Crandon landmark celebrates 85 years
As of this year, Hotel Crandon in downtown Crandon will have been standing for 85 years. Started during the Prohibition, this historic monument has many stories to tell, and Mark Gatton, current owner, is a vessel for those stories.
“The more I work on the building, the more I learn about the building,” Gatton said. “Some of the odd things I even find—up in a rafter somewhere, or what have you—it makes me start questioning things. And I find out that it really has a remarkable history.”
Gatton is the fourth owner of the Hotel, which today isn’t a hotel at all, functioning instead as a bar and restaurant, but keeping the historic name. He bought the place six years ago from Jim McMillan, nephew of the Hotel’s original founder.
In that time he’s made it his goal to not only continue running the successful business, but also to renovate parts of the building to its former glory.
“Actually it’s a beautiful place—coffered ceilings, the floors in here are terrazzo, and they were covered over instead of spending the time and the money to have them reground and polished, so I’d like to eventually restore all of those things,” Gatton said. “
An example of his dedication to restoring the building is the giant marquee out front, that lit up for the first time in forty years once he got his hands on it.
“The first thing I did, and actually kind of what got me interested in restoring the building,” Gatton said. “That big marquee hadn’t been used in forty years. Hadn’t been lit up, in fact most living people around here couldn’t remember it, ever seeing it lit up.”
The marquee, which Gatton restored on his own,is believed to have been orginally crafted here in Rhinelander, at Cleveland Signs, by current owner Bill Cleveland’s grandfather, of the same name.
“I first realized how much interest there was locally to have the building restored when I first brought that big marquee out front,” Gatton said.
He has also begun his restoration project by fixing up the basement, which until under his ownership had been nearly inaccessible.
“Way on the north end of the building you could at one time drive a car into the basement,” Gatton said. “Rumor has it that they would park there to get the cars loaded with booze [during Prohibition], and out of sight for a while… the old entrance to the basement, for instance, was all collapsed and boarded over—I think the first fall I owned it, the first couple months we had that rebuilt.”
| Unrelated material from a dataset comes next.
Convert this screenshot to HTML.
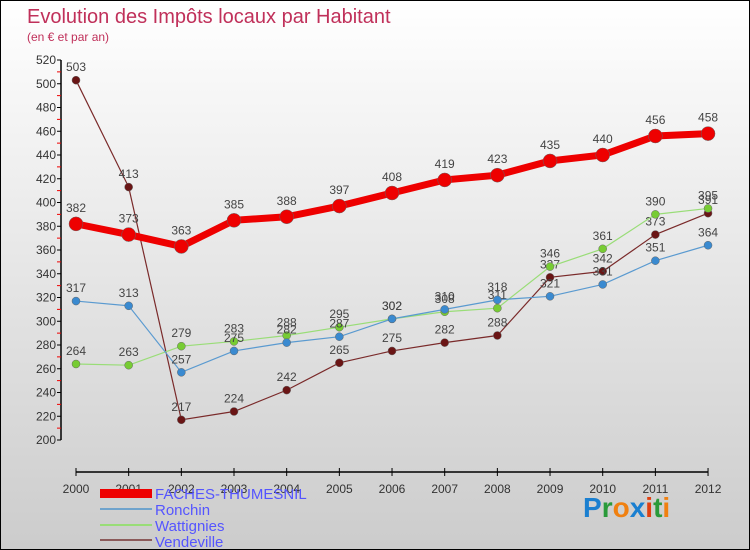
<!DOCTYPE html>
<html><head><meta charset="utf-8"><style>
body{margin:0;}
#c{width:748px;height:548px;border:1px solid #000;background:linear-gradient(#fff,#ccc);position:relative;font-family:"Liberation Sans",sans-serif;overflow:hidden}
</style></head><body>
<div id="c">
<svg width="748" height="548" id="svg" style="position:absolute;left:0;top:0">
<text x="26" y="22" font-size="20" fill="#c0305a">Evolution des Impôts locaux par Habitant</text>
<text x="26" y="40" font-size="12" fill="#c0305a">(en € et par an)</text>
<g id="axes"></g><g id="series"></g>
<g font-size="15" fill="#5555ff">
<rect x="99" y="488" width="52" height="9" fill="#e00"/>
<text x="154" y="498">FACHES-THUMESNIL</text>
<line x1="99" y1="508" x2="151" y2="508" stroke="#6fa3cc" stroke-width="2"/>
<text x="154" y="514">Ronchin</text>
<line x1="99" y1="524" x2="151" y2="524" stroke="#99dd77" stroke-width="2"/>
<text x="154" y="530">Wattignies</text>
<line x1="99" y1="539" x2="151" y2="539" stroke="#8b5a5a" stroke-width="2"/>
<text x="154" y="546">Vendeville</text>
</g>
<g font-size="28" font-weight="bold">
<text x="582" y="516"><tspan fill="#1a7fd0">P</tspan><tspan fill="#2a9a3a">r</tspan><tspan fill="#f08010">o</tspan><tspan fill="#1a7fd0">x</tspan><tspan fill="#e04010">i</tspan><tspan fill="#2a9a3a">t</tspan><tspan fill="#f08010">i</tspan></text>
</g>
</svg>
</div>
<script>
const years=[2000,2001,2002,2003,2004,2005,2006,2007,2008,2009,2010,2011,2012];
const faches=[382,373,363,385,388,397,408,419,423,435,440,456,458];
const ronchin=[317,313,257,275,282,287,302,310,318,321,331,351,364];
const wattignies=[264,263,279,283,288,295,302,308,311,346,361,390,395];
const vendeville=[503,413,217,224,242,265,275,282,288,337,342,373,391];
const yTicks=[200,220,240,260,280,300,320,340,360,380,400,420,440,460,480,500,520];
const NS="http://www.w3.org/2000/svg";
const xs=i=>75+i*52.67;
const ys=v=>439-(v-200)*1.1875;
function mk(t,a,p){const e=document.createElementNS(NS,t);for(const k in a)e.setAttribute(k,a[k]);p.appendChild(e);return e;}
const ax=document.getElementById('axes');
let l=mk('line',{x1:60,y1:ys(520),x2:60,y2:ys(200),stroke:'#000','stroke-width':1.5},ax);


yTicks.forEach(v=>{
 mk('line',{x1:56,y1:ys(v),x2:60,y2:ys(v),stroke:'#000'},ax);
 if(v<520)mk('line',{x1:56,y1:ys(v+10),x2:60,y2:ys(v+10),stroke:'#e00'},ax);
 const t=mk('text',{x:55,y:ys(v)+4,'font-size':12,'text-anchor':'end',fill:'#333'},ax);
 t.textContent=v;
 
 
});
l=mk('line',{x1:75,y1:471,x2:707,y2:471,stroke:'#000','stroke-width':1.5},ax);


years.forEach((y,i)=>{
 mk('line',{x1:xs(i),y1:467,x2:xs(i),y2:475,stroke:'#000'},ax);
 const t=mk('text',{x:xs(i),y:492,'font-size':12,'text-anchor':'middle',fill:'#333'},ax);
 t.textContent=y;
 
 
});
const sg=document.getElementById('series');
function draw(vals,color,w,r,name,dot){
 const g=mk('g',{},sg);
 
 
 mk('polyline',{points:vals.map((v,i)=>xs(i)+','+ys(v)).join(' '),fill:'none',stroke:color,'stroke-width':w},g);
 vals.forEach((v,i)=>{
  const c=mk('circle',{cx:xs(i),cy:ys(v),r:r,fill:dot,stroke:'#666','stroke-width':0.5},g);
  
  
  const t=mk('text',{x:xs(i),y:ys(v)-(r+5),'font-size':12,'text-anchor':'middle',fill:'#444'},g);
  t.textContent=v;
  
  
 });
}
draw(vendeville,'#7a2a2a',1.2,4,'vendeville','#6a1515');
draw(wattignies,'#99dd77',1.2,4,'wattignies','#77cc33');
draw(ronchin,'#5a9ad0',1.2,4,'ronchin','#3a8ad0');
draw(faches,'#ee0000',7,7,'faches','#ee0000');
</script>
</body></html>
Local legends are plentiful regarding the old structure as one of the most prominent speak-easies in the area.
“You never know how many of these stories are true,” Gatton said, but “he definitely made his money as a rum-runner. He didn’t brew booze but he sold it, shipped it down to Chicago and the big cities.”
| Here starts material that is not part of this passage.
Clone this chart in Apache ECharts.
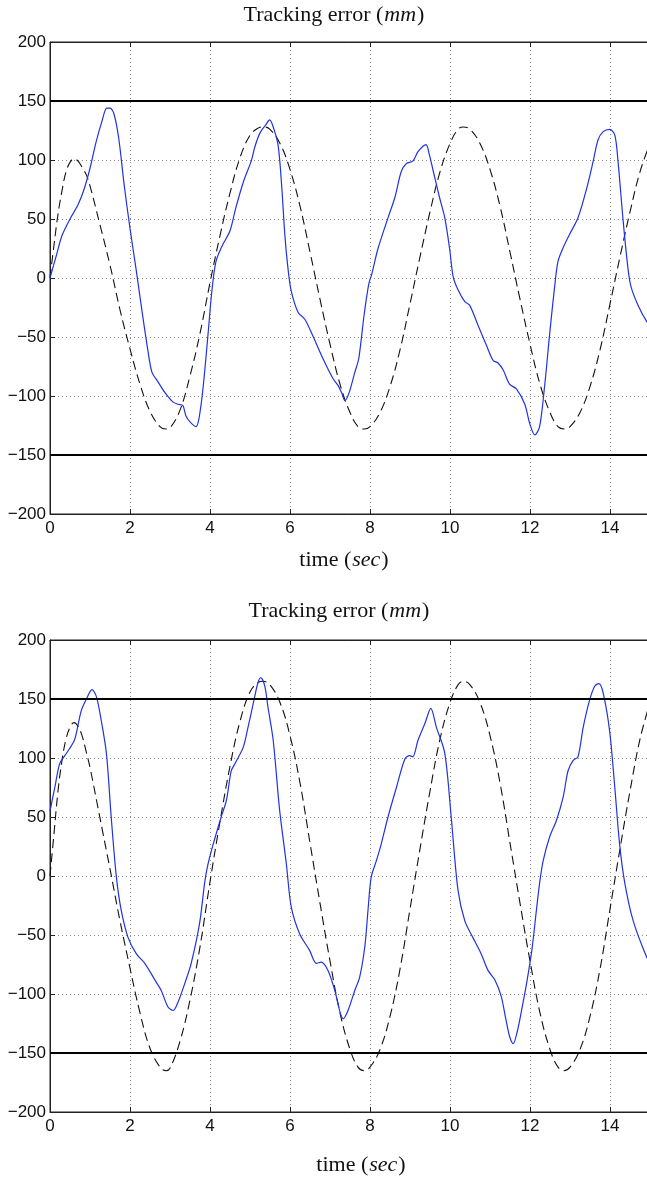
<!DOCTYPE html>
<html>
<head>
<meta charset="utf-8">
<script src="https://cdn.jsdelivr.net/npm/echarts@6/dist/echarts.min.js"></script>
<style>
html,body{margin:0;padding:0;background:#fff;}
#c{width:647px;height:1177px;}
</style>
</head>
<body>
<div id="c"></div>
<script>
// ---------- data ----------
const xTicks = [0, 2, 4, 6, 8, 10, 12, 14];
const yTicks = [-200, -150, -100, -50, 0, 50, 100, 150, 200];
const limits = [150, -150];

// top panel, measured response (blue)
const tTopBlue = [0,0.15,0.3,0.5,0.7,0.85,1.0,1.15,1.3,1.42,1.5,1.6,1.72,1.85,2.0,2.15,2.3,2.45,2.55,2.7,2.87,3.07,3.2,3.32,3.4,3.5,3.65,3.73,3.83,3.95,4.05,4.15,4.3,4.5,4.65,4.85,5.03,5.12,5.25,5.4,5.49,5.57,5.7,5.79,5.87,5.95,6.03,6.2,6.37,6.57,6.82,7.07,7.2,7.3,7.37,7.47,7.62,7.72,7.85,7.97,8.05,8.2,8.45,8.62,8.78,8.91,9.07,9.2,9.4,9.48,9.62,9.74,9.87,9.99,10.08,10.2,10.37,10.49,10.7,10.91,11.08,11.2,11.33,11.49,11.66,11.87,11.99,12.12,12.24,12.37,12.49,12.62,12.7,12.82,12.99,13.2,13.41,13.58,13.7,13.83,13.99,14.12,14.2,14.33,14.45,14.53,14.7,14.92,15];
const vTopBlue = [0,18,36,50,62,75,93,115,133,144,144,139,118,80,42,8,-28,-62,-80,-88,-97,-105,-107,-108,-117,-122,-126,-118,-92,-48,-10,14,27,40,60,83,99,111,123,130,134,129,113,79,37,8,-11,-29,-35,-49,-68,-85,-91,-98,-104,-98,-80,-68,-32,-5,4,25,51,68,90,97,99,107,113,105,85,68,51,25,1,-10,-20,-23,-40,-57,-70,-72,-78,-90,-94,-107,-123,-133,-126,-90,-48,-6,14,25,37,51,75,99,117,124,126,121,99,48,8,-8,-23,-37,-39];

// bottom panel, measured response (blue)
const tBotBlue = [0,0.12,0.24,0.37,0.49,0.62,0.78,0.91,1.05,1.16,1.28,1.41,1.53,1.66,1.78,1.95,2.16,2.37,2.62,2.78,2.95,3.08,3.2,3.37,3.53,3.74,3.87,3.95,4.08,4.28,4.41,4.53,4.62,4.83,4.95,5.08,5.2,5.27,5.37,5.45,5.58,5.74,5.91,6.03,6.24,6.49,6.66,6.78,6.95,7.12,7.33,7.45,7.62,7.74,7.87,7.95,8.03,8.16,8.28,8.45,8.66,8.87,8.99,9.07,9.2,9.37,9.52,9.66,9.87,10.03,10.2,10.37,10.57,10.78,10.95,11.12,11.28,11.4,11.49,11.58,11.68,11.8,11.92,12.05,12.15,12.24,12.33,12.49,12.66,12.83,12.95,13.08,13.2,13.33,13.49,13.62,13.72,13.83,13.99,14.12,14.24,14.37,14.58,14.92,15];
const vBotBlue = [55,75,95,102,108,116,140,150,158,152,132,104,50,-1,-29,-52,-66,-74,-88,-97,-111,-114,-107,-91,-74,-40,-5,10,27,50,64,89,95,109,126,146,164,168,161,143,115,56,10,-26,-49,-63,-74,-73,-80,-97,-121,-114,-97,-86,-60,-29,-1,13,27,50,75,99,102,101,115,129,142,126,104,50,-12,-38,-52,-66,-80,-88,-102,-122,-136,-142,-132,-112,-90,-62,-32,-6,13,33,47,67,89,98,101,126,149,161,163,155,123,75,27,-6,-38,-69,-72];

// reference (black dashed), both panels share sample times
const tDash = [0,0.1,0.2,0.3,0.4,0.5,0.6,0.7,0.8,0.9,1.0,1.25,1.5,1.75,2.0,2.25,2.5,2.75,2.9,3.0,3.25,3.5,3.75,4.0,4.25,4.5,4.75,5.0,5.2,5.33,5.5,5.75,6.0,6.25,6.5,6.75,7.0,7.25,7.5,7.7,7.85,8.0,8.25,8.5,8.75,9.0,9.25,9.5,9.75,10.0,10.2,10.33,10.5,10.75,11.0,11.25,11.5,11.75,12.0,12.25,12.5,12.7,12.85,13.0,13.25,13.5,13.75,14.0,14.25,14.5,14.75,15.0];
const vTopDash = [0,28,54,74,90,98,101,99,94,88,78,45,11,-27,-60,-90,-113,-126,-128,-127,-112,-83,-47,-4,36,72,102,121,127,128,126,114,92,61,22,-18,-56,-90,-114,-126,-128,-126,-114,-92,-61,-22,18,56,90,114,126,128,126,114,92,61,22,-18,-56,-90,-114,-126,-128,-126,-114,-92,-61,-22,18,56,90,114];
const vBotDash = [0,36,72,98,116,126,130,127,119,106,92,49,6,-38,-78,-116,-146,-162,-165,-163,-140,-105,-60,-5,46,93,131,156,164,165,162,147,119,79,28,-23,-72,-116,-147,-162,-165,-162,-147,-119,-79,-28,23,72,116,147,162,165,162,147,119,79,28,-23,-72,-116,-147,-162,-165,-162,-147,-119,-79,-28,23,72,116,147];

const titleText = ['Tracking error ', 'mm'];
const xLabelText = ['time ', 'sec'];

// ---------- build ----------
const zip = (t, v) => t.map((x, i) => [x, v[i]]);
const BLUE = '#1f33e0';
const AX = '#222';
const SERIF = "'Liberation Serif','Times New Roman',serif";
const SANS = "'Liberation Sans',Arial,Helvetica,sans-serif";

const grids = [
  {left: 50, top: 42, width: 600, height: 472},
  {left: 50, top: 640, width: 600, height: 472}
].map(g => Object.assign(g, {show: true, borderColor: AX, borderWidth: 1, backgroundColor: 'transparent', containLabel: false, outerBoundsMode: 'none'}));

function xAxisFor(gi, pos) {
  const bottom = pos === 'bottom';
  return {
    type: 'value', gridIndex: gi, position: pos, min: 0, max: 15, interval: 2,
    axisLine: {show: true, onZero: false, lineStyle: {color: AX, width: 1}},
    axisTick: {show: true, inside: true, length: 5, lineStyle: {color: AX}},
    axisLabel: {show: bottom, margin: 6, fontSize: 17, color: '#111', fontFamily: SANS, showMaxLabel: false,
      formatter: v => xTicks.includes(v) ? String(v) : ''},
    splitLine: {show: bottom, lineStyle: {color: '#8a8a8a', width: 1, type: [1, 3]}}
  };
}
function yAxisFor(gi) {
  return {
    type: 'value', gridIndex: gi, min: -200, max: 200, interval: 50,
    axisLine: {show: true, onZero: false, lineStyle: {color: AX, width: 1}},
    axisTick: {show: true, inside: true, length: 5, lineStyle: {color: AX}},
    axisLabel: {margin: 4, fontSize: 17, color: '#111', fontFamily: SANS,
      formatter: v => yTicks.includes(v) ? String(v).replace('-', '\u2212') : ''},
    splitLine: {show: true, lineStyle: {color: '#8a8a8a', width: 1, type: [1, 3]}}
  };
}

const rich = {
  a: {fontFamily: SERIF, fontSize: 22, fontWeight: 'normal', color: '#111', lineHeight: 26},
  p: {fontFamily: SERIF, fontSize: 22, fontWeight: 'normal', color: '#111', lineHeight: 26},
  i: {fontFamily: SERIF, fontSize: 22, fontWeight: 'normal', fontStyle: 'italic', color: '#111', lineHeight: 26, padding: [0, 1, 0, 1]}
};
function richLabel(parts, cx, top) {
  return {
    text: '{a|' + parts[0] + '}{p|(}{i|' + parts[1] + '}{p|)}',
    left: cx, top: top, textAlign: 'center', padding: 0,
    textStyle: {fontWeight: 'normal', fontFamily: SERIF, fontSize: 22, rich: rich}
  };
}

function dashSeries(gi, data) {
  return {
    type: 'line', xAxisIndex: gi * 2, yAxisIndex: gi, data: data, showSymbol: false, symbol: 'none',
    smooth: 0.4, silent: true, animation: false, z: 3,
    lineStyle: {color: '#111', width: 1.1, type: [9, 5]},
    markLine: {
      silent: true, symbol: ['none', 'none'], animation: false,
      label: {show: false},
      lineStyle: {color: '#000', width: 2.2, type: 'solid'},
      data: limits.map(v => ({yAxis: v}))
    }
  };
}
function blueSeries(gi, data) {
  return {
    type: 'line', xAxisIndex: gi * 2, yAxisIndex: gi, data: data, showSymbol: false, symbol: 'none',
    smooth: 0.3, silent: true, animation: false, z: 4,
    lineStyle: {color: BLUE, width: 1.2}
  };
}

const option = {
  animation: false,
  backgroundColor: '#fff',
  title: [
    richLabel(titleText, 334, 2),
    richLabel(xLabelText, 344, 547),
    richLabel(titleText, 339, 598),
    richLabel(xLabelText, 361, 1152)
  ],
  grid: grids,
  xAxis: [xAxisFor(0, 'bottom'), xAxisFor(0, 'top'), xAxisFor(1, 'bottom'), xAxisFor(1, 'top')],
  yAxis: [yAxisFor(0), yAxisFor(1)],
  series: [
    dashSeries(0, zip(tDash, vTopDash)),
    blueSeries(0, zip(tTopBlue, vTopBlue)),
    dashSeries(1, zip(tDash, vBotDash)),
    blueSeries(1, zip(tBotBlue, vBotBlue))
  ]
};
const chart = echarts.init(document.getElementById('c'), null, {renderer: 'canvas'});
chart.setOption(option);
</script>
</body>
</html>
“This place, back in 1930, cost $75,000 to build and outfit,” Gatton said. “And you think about that—I can’t imagine how much that would be today, but it would probably be in excess of a million dollars—this was during the Depression! Where did they get that kind of money, you know?”
Gatton has dozens of stories, from the drunken Polish immigrant people called Jon Skeezicks (Skeezicks was a cartoon from the twenties that came to be slang for a rascal or rogue) who lived in the basement and worked keeping the coal-fire boiler and water heater operational. Or there’s Doc Donovan, who was in fact not a doctor, but a card dealer who ran poker games out of a back room—he took a chip from every pot to make his living.
“Those kind of historical things I find very interesting. And a lot of things have happened in this building or around this building through the years,” Gatton said.
One of his favorite stories actually comes from next door, from a part of the building that now houses an insurance company, but back in the day was a barber-shop.
“I talked to the grandson of the barber,” Gatton said. “His grandfather told him one time that this rodester came up and these gentlemen got out. They were dressed in nice suits and hats… but they were real furtive, they were real kind of nervous-looking. And one of them wanted a shave and a haircut, and he got that, and then they got in their car and drove off. A little while later, a week or so later, he saw a picture of John Dillinger in the newspaper, and that’s who he had just shaved and cut the hair of.”
Hotel Crandon celebrates its anniversary Feb. 21, opening their doors with an authentic 1930s dinner menu, historic displays and tours of the building, with the help of the Crandon High School drama club. The actors will be dressed in outfits from the ‘30s, and will portray characters from the era. The event will also act as a benefit for the Crandon Public Library.
Gatton hopes to complete his restoration projects within the next five years, but the Hotel will continue to open its doors as a restaurant, cafe and bar.
“It’s been operational since 1930. As far as I know it’s never been closed… it’s very usable now, we serve an awful lot of people,” Gatton said. “We’ve put in a lot of money and a lot of effort into it. But I’d hoped to, within the next year, see the dining room restored to the full ceiling and the bar.”
“I kind of got the restoration fever if you will and I like old equipment and old buildings,” Gatton said. “It’s up to me to kind of restore it as I can go. But it’s a very vibrant building, a lot of things happened here, even to this day… we serve hundreds of people every day—a lot of events occur here, and always have. Some things never change, and that’s a long history.”